Brief:
Output the material word for word. Leave each picture out.
begin Supplied material
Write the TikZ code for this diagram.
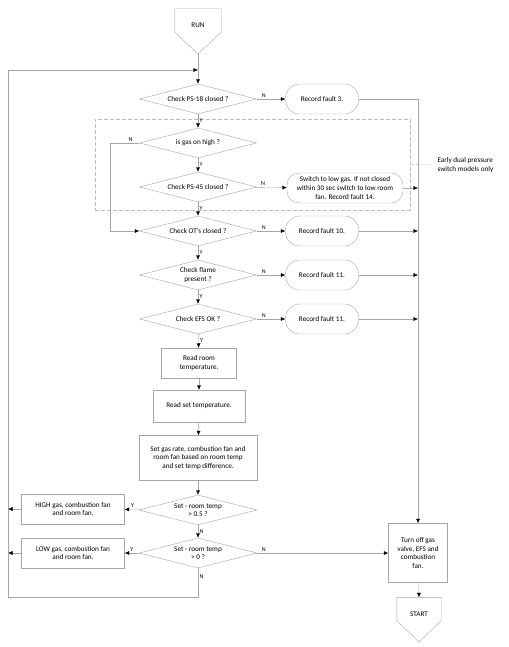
\documentclass[tikz,border=0pt]{standalone}
\usepackage{fontspec}
\setmainfont{Carlito}
\usetikzlibrary{shapes.geometric,arrows.meta}
\definecolor{linegray}{HTML}{A6A6A6}
\definecolor{dashgray}{HTML}{BDBDBD}

\begin{document}
\begin{tikzpicture}[x=1pt, y=-1pt, font=\fontsize{7.2}{8.6}\selectfont,
  dec/.style={draw=linegray, diamond, aspect=3.9, minimum width=117pt, minimum height=30pt, inner sep=0pt, align=center},
  proc/.style={draw=linegray, rectangle, minimum height=30pt, inner sep=2pt, align=center},
  fault/.style={draw=linegray, rectangle, rounded corners=14pt, minimum width=73pt, minimum height=30pt, align=center},
  offpage/.style={rectangle, minimum width=46pt, minimum height=23pt, inner sep=0pt, text height=14pt, text depth=0pt},
  flow/.style={draw=linegray, -{Latex[length=4.5pt, width=4pt, color=black]}},
  yn/.style={font=\fontsize{6}{7}\selectfont, inner sep=1.5pt}]
\useasboundingbox (0,0) rectangle (508,647);
% main column
\node[offpage] (run) at (198,20.5) {RUN};
\coordinate (runtip) at (198,54);
\draw[linegray] (run.south west) -- (run.north west) -- (run.north east) -- (run.south east) -- (runtip) -- cycle;
\node[dec] (ps18) at (198,99) {Check PS-18 closed ?};
\node[fault] (f3) at (322,99) {Record fault 3.};
\node[dec] (gashigh) at (198,143) {is gas on high ?};
\node[dec] (ps45) at (198,187) {Check PS-45 closed ?};
\node[fault, minimum width=116pt, rounded corners=12pt, inner sep=1pt] (lowgas) at (345,188) {Switch to low gas. If not closed\\within 30 sec switch to low room\\fan. Record fault 14.};
\node[dec] (ots) at (198,231) {Check OT's closed ?};
\node[fault] (f10) at (322,231) {Record fault 10.};
\node[dec] (flame) at (198,275) {Check flame\\present ?};
\node[fault] (f11a) at (322,275) {Record fault 11.};
\node[dec] (efs) at (198,319) {Check EFS OK ?};
\node[fault] (f11b) at (322,319) {Record fault 11.};
\node[proc, minimum width=75pt] (readroom) at (199,363) {Read room\\temperature.};
\node[proc, minimum width=92pt, minimum height=32pt] (readset) at (199,406) {Read set temperature.};
\node[proc, minimum width=118pt, minimum height=45pt] (setrate) at (198,458) {Set gas rate, combustion fan and\\room fan based on room temp\\and set temp difference.};
\node[dec, minimum width=118pt] (gt05) at (198,510) {Set - room temp\\> 0.5 ?};
\node[proc, minimum width=103pt] (highgas) at (73,509) {HIGH gas, combustion fan\\and room fan.};
\node[dec, minimum width=118pt] (gt0) at (198,553) {Set - room temp\\> 0 ?};
\node[proc, minimum width=103pt] (lowfan) at (73,553) {LOW gas, combustion fan\\and room fan.};
\node[proc, minimum width=59pt, minimum height=59pt] (turnoff) at (418,553) {Turn off gas\\valve, EFS and\\combustion\\fan.};
\node[offpage, minimum width=44pt] (start) at (419,609) {START};
\coordinate (starttip) at (419,642);
\draw[linegray] (start.south west) -- (start.north west) -- (start.north east) -- (start.south east) -- (starttip) -- cycle;
% dual pressure switch group
\node[draw=dashgray, dash pattern=on 4pt off 2pt, minimum width=315pt, minimum height=91pt] (dualps) at (252.5,164.5) {};
\node[align=left, anchor=west] (note) at (434,165) {Early dual pressure\\switch models only};
\draw[dashgray, dash pattern=on 4pt off 2pt] (dualps.east) -- (note.west);
\coordinate (rail) at (8,597);
\coordinate (loop) at (198,70);
% connectors
\draw[flow] (runtip) -- (ps18);
\draw[flow] (ps18) -- node[yn, right] {Y} (gashigh);
\draw[flow] (ps18) -- node[yn, near start, above] {N} (f3);
\draw[flow] (f3) -| (turnoff);
\draw[flow] (gashigh) -- node[yn, right] {Y} (ps45);
\draw[flow] (gashigh.west) -- node[yn, pos=0.3, above] {N} ++(-29,0) |- (ots.west);
\draw[flow] (ps45) -- node[yn, near start, above] {N} (lowgas);
\draw[flow] (lowgas.east) -- (lowgas.east -| turnoff.north);
\draw[flow] (ps45) -- node[yn, right] {Y} (ots);
\draw[flow] (ots) -- node[yn, near start, above] {N} (f10);
\draw[flow] (f10.east) -- (f10.east -| turnoff.north);
\draw[flow] (ots) -- node[yn, right] {Y} (flame);
\draw[flow] (flame) -- node[yn, near start, above] {N} (f11a);
\draw[flow] (f11a.east) -- (f11a.east -| turnoff.north);
\draw[flow] (flame) -- node[yn, right] {Y} (efs);
\draw[flow] (efs) -- node[yn, near start, above] {N} (f11b);
\draw[flow] (f11b.east) -- (f11b.east -| turnoff.north);
\draw[flow] (efs) -- node[yn, right] {Y} (readroom);
\draw[flow] (readroom) -- (readset);
\draw[flow] (readset) -- (setrate);
\draw[flow] (setrate) -- (gt05);
\draw[flow] (gt05) -- node[yn, pos=0.5, above] {Y} (highgas);
\draw[flow] (highgas) -- (highgas -| rail);
\draw[flow] (gt05) -- node[yn, right] {N} (gt0);
\draw[flow] (gt0) -- node[yn, pos=0.5, above] {Y} (lowfan);
\draw[flow] (lowfan) -- (lowfan -| rail);
\draw[flow] (gt0) -- node[yn, pos=0.05, above] {N} (turnoff);
\draw[flow] (gt0.south) -- node[yn, pos=0.3, right] {N} (gt0.south |- rail) -- (rail) |- (loop);
\draw[flow] (turnoff) -- (start.north);
\end{tikzpicture}
\end{document}
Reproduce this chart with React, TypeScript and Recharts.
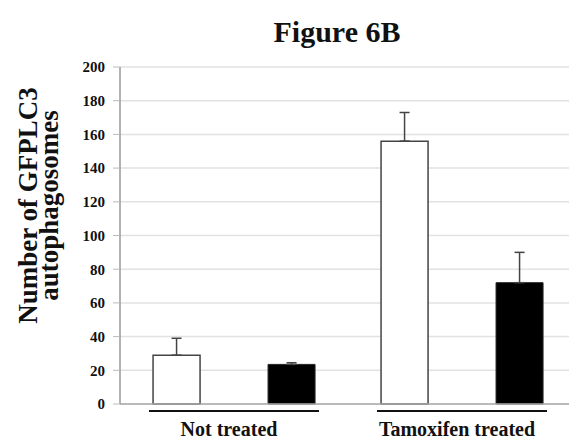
end Supplied material
Final result:
Write the TikZ code for this diagram.
\documentclass[tikz,border=0pt]{standalone}
\usepackage{fontspec}
\setmainfont{Carlito}
\usetikzlibrary{shapes.geometric,arrows.meta}
\definecolor{linegray}{HTML}{A6A6A6}
\definecolor{dashgray}{HTML}{BDBDBD}

\begin{document}
\begin{tikzpicture}[x=1pt, y=-1pt, font=\fontsize{7.2}{8.6}\selectfont,
  dec/.style={draw=linegray, diamond, aspect=3.9, minimum width=117pt, minimum height=30pt, inner sep=0pt, align=center},
  proc/.style={draw=linegray, rectangle, minimum height=30pt, inner sep=2pt, align=center},
  fault/.style={draw=linegray, rectangle, rounded corners=14pt, minimum width=73pt, minimum height=30pt, align=center},
  offpage/.style={rectangle, minimum width=46pt, minimum height=23pt, inner sep=0pt, text height=14pt, text depth=0pt},
  flow/.style={draw=linegray, -{Latex[length=4.5pt, width=4pt, color=black]}},
  yn/.style={font=\fontsize{6}{7}\selectfont, inner sep=1.5pt}]
\useasboundingbox (0,0) rectangle (508,647);
% main column
\node[offpage] (run) at (198,20.5) {RUN};
\coordinate (runtip) at (198,54);
\draw[linegray] (run.south west) -- (run.north west) -- (run.north east) -- (run.south east) -- (runtip) -- cycle;
\node[dec] (ps18) at (198,99) {Check PS-18 closed ?};
\node[fault] (f3) at (322,99) {Record fault 3.};
\node[dec] (gashigh) at (198,143) {is gas on high ?};
\node[dec] (ps45) at (198,187) {Check PS-45 closed ?};
\node[fault, minimum width=116pt, rounded corners=12pt, inner sep=1pt] (lowgas) at (345,188) {Switch to low gas. If not closed\\within 30 sec switch to low room\\fan. Record fault 14.};
\node[dec] (ots) at (198,231) {Check OT's closed ?};
\node[fault] (f10) at (322,231) {Record fault 10.};
\node[dec] (flame) at (198,275) {Check flame\\present ?};
\node[fault] (f11a) at (322,275) {Record fault 11.};
\node[dec] (efs) at (198,319) {Check EFS OK ?};
\node[fault] (f11b) at (322,319) {Record fault 11.};
\node[proc, minimum width=75pt] (readroom) at (199,363) {Read room\\temperature.};
\node[proc, minimum width=92pt, minimum height=32pt] (readset) at (199,406) {Read set temperature.};
\node[proc, minimum width=118pt, minimum height=45pt] (setrate) at (198,458) {Set gas rate, combustion fan and\\room fan based on room temp\\and set temp difference.};
\node[dec, minimum width=118pt] (gt05) at (198,510) {Set - room temp\\> 0.5 ?};
\node[proc, minimum width=103pt] (highgas) at (73,509) {HIGH gas, combustion fan\\and room fan.};
\node[dec, minimum width=118pt] (gt0) at (198,553) {Set - room temp\\> 0 ?};
\node[proc, minimum width=103pt] (lowfan) at (73,553) {LOW gas, combustion fan\\and room fan.};
\node[proc, minimum width=59pt, minimum height=59pt] (turnoff) at (418,553) {Turn off gas\\valve, EFS and\\combustion\\fan.};
\node[offpage, minimum width=44pt] (start) at (419,609) {START};
\coordinate (starttip) at (419,642);
\draw[linegray] (start.south west) -- (start.north west) -- (start.north east) -- (start.south east) -- (starttip) -- cycle;
% dual pressure switch group
\node[draw=dashgray, dash pattern=on 4pt off 2pt, minimum width=315pt, minimum height=91pt] (dualps) at (252.5,164.5) {};
\node[align=left, anchor=west] (note) at (434,165) {Early dual pressure\\switch models only};
\draw[dashgray, dash pattern=on 4pt off 2pt] (dualps.east) -- (note.west);
\coordinate (rail) at (8,597);
\coordinate (loop) at (198,70);
% connectors
\draw[flow] (runtip) -- (ps18);
\draw[flow] (ps18) -- node[yn, right] {Y} (gashigh);
\draw[flow] (ps18) -- node[yn, near start, above] {N} (f3);
\draw[flow] (f3) -| (turnoff);
\draw[flow] (gashigh) -- node[yn, right] {Y} (ps45);
\draw[flow] (gashigh.west) -- node[yn, pos=0.3, above] {N} ++(-29,0) |- (ots.west);
\draw[flow] (ps45) -- node[yn, near start, above] {N} (lowgas);
\draw[flow] (lowgas.east) -- (lowgas.east -| turnoff.north);
\draw[flow] (ps45) -- node[yn, right] {Y} (ots);
\draw[flow] (ots) -- node[yn, near start, above] {N} (f10);
\draw[flow] (f10.east) -- (f10.east -| turnoff.north);
\draw[flow] (ots) -- node[yn, right] {Y} (flame);
\draw[flow] (flame) -- node[yn, near start, above] {N} (f11a);
\draw[flow] (f11a.east) -- (f11a.east -| turnoff.north);
\draw[flow] (flame) -- node[yn, right] {Y} (efs);
\draw[flow] (efs) -- node[yn, near start, above] {N} (f11b);
\draw[flow] (f11b.east) -- (f11b.east -| turnoff.north);
\draw[flow] (efs) -- node[yn, right] {Y} (readroom);
\draw[flow] (readroom) -- (readset);
\draw[flow] (readset) -- (setrate);
\draw[flow] (setrate) -- (gt05);
\draw[flow] (gt05) -- node[yn, pos=0.5, above] {Y} (highgas);
\draw[flow] (highgas) -- (highgas -| rail);
\draw[flow] (gt05) -- node[yn, right] {N} (gt0);
\draw[flow] (gt0) -- node[yn, pos=0.5, above] {Y} (lowfan);
\draw[flow] (lowfan) -- (lowfan -| rail);
\draw[flow] (gt0) -- node[yn, pos=0.05, above] {N} (turnoff);
\draw[flow] (gt0.south) -- node[yn, pos=0.3, right] {N} (gt0.south |- rail) -- (rail) |- (loop);
\draw[flow] (turnoff) -- (start.north);
\end{tikzpicture}
\end{document}
Reproduce this chart with React, TypeScript and Recharts.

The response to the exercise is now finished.